Earlier this week, U.S. Senators Marsha Blackburn (R-Tenn.) and Richard Blumenthal (D-Conn.) introduced the Kids Online Safety Act or KOSA, a bipartisan bill that focuses on safeguarding children and their families.
Here’s a summary of what legislators hope to accomplish with this bill. It would:
- Require social media platforms to provide minors with options to protect their information, disable addictive product features, and opt out of personalized algorithmic recommendations. Platforms would be required to enable the strongest settings by default.
- Give parents new controls to help support their children and spot harmful behaviors and provide them and schools with a dedicated resource to report any harms to kids.
- Demand that online platforms prevent and mitigate specific dangers to minors, including promotion of suicide, eating disorders, and substance abuse, among other issues.
If passed, this bill would also require large social media platforms to perform an annual independent audit that assesses their applications’ risks to minors and their compliance with this legislation.

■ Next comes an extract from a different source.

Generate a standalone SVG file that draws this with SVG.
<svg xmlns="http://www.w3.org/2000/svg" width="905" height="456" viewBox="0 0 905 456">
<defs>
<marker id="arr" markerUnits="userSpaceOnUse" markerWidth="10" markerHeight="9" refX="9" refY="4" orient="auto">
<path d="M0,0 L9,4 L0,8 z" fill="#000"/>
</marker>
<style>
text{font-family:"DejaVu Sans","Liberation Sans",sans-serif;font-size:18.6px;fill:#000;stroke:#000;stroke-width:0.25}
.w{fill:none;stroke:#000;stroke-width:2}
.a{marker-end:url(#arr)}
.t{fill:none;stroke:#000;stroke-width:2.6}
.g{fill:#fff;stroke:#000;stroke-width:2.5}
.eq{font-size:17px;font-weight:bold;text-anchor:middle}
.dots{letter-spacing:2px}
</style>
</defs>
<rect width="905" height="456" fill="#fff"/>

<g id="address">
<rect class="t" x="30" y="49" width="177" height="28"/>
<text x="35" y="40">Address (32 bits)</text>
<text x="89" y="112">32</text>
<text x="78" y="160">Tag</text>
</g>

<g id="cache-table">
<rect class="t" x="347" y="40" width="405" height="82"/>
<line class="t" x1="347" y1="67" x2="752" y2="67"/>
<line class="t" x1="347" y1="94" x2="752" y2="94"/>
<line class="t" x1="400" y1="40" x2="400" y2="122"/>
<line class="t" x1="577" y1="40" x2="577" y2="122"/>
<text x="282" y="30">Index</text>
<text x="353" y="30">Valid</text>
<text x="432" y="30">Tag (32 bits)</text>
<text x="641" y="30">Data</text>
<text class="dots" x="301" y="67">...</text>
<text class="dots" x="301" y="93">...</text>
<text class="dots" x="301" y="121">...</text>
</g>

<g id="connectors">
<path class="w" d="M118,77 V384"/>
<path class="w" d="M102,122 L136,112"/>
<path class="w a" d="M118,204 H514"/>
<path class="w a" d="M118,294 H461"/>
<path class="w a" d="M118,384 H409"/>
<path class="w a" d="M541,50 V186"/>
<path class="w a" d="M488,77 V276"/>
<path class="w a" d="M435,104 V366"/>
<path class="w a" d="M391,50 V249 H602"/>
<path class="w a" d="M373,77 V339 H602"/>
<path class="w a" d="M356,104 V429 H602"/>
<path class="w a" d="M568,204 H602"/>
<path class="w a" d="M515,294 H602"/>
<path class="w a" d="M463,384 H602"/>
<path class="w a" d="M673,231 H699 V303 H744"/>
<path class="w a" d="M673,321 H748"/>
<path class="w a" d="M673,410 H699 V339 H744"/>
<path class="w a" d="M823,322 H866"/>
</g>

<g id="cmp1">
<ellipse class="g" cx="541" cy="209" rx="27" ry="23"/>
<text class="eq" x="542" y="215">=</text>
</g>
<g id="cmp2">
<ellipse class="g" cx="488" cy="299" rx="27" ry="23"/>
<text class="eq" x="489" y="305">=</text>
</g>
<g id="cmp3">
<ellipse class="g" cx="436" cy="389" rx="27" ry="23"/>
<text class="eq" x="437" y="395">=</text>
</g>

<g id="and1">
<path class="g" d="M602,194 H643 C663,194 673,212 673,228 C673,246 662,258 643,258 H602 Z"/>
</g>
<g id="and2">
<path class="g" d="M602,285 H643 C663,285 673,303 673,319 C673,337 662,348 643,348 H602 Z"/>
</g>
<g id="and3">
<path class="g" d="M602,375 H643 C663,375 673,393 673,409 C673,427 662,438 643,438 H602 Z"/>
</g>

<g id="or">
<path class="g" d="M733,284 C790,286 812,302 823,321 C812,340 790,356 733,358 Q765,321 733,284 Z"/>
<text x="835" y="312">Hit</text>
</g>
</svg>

This week’s announcement has renewed a national conversation around the best ways to protect kids online. However, not everyone agrees on the approach that KOSA outlines.
For example, in a statement to CNBC, ACLU Senior Policy Counsel Cody Venzke said, “KOSA’s core approach still threatens the privacy, security and free expression of both minors and adults by deputizing platforms of all stripes to police their users and censor their content under the guise of a ‘duty of care.’”
Similarly, Carl Szabo, Vice President & General Counsel for NetChoice—a coalition of trade associations, businesses, and consumers—noted that “KOSA’s requirements will, even when amended, still cause unintended consequences, such as overcollection of user data.”
Criticism of KOSA and the larger conversation about protecting kids online is likely to continue. In the meantime, there are already several federal laws on the books related to children’s online safety, including the Children’s Online Privacy Protection Act (COPPA) and the Protecting Children in the 21st Century Act.
COPPA is a federal law that regulates the collection of personal information from children under the age of 13 by online services, such as websites and mobile apps. The law requires these services to obtain verifiable parental consent before collecting personal information from children, and to provide parents with the ability to review and delete their child’s information.
The Protecting Children in the 21st Century Act is a law that requires the Federal Communications Commission (FCC) to update its regulations to promote the safe use of the Internet by children. The law also requires the FCC to examine the effectiveness of existing technologies and methods used to protect children online, and to consider new technologies and methods to improve online safety.
The overall goal of these laws is to protect children’s privacy and safety online, and to ensure that parents have control over their child’s online activities.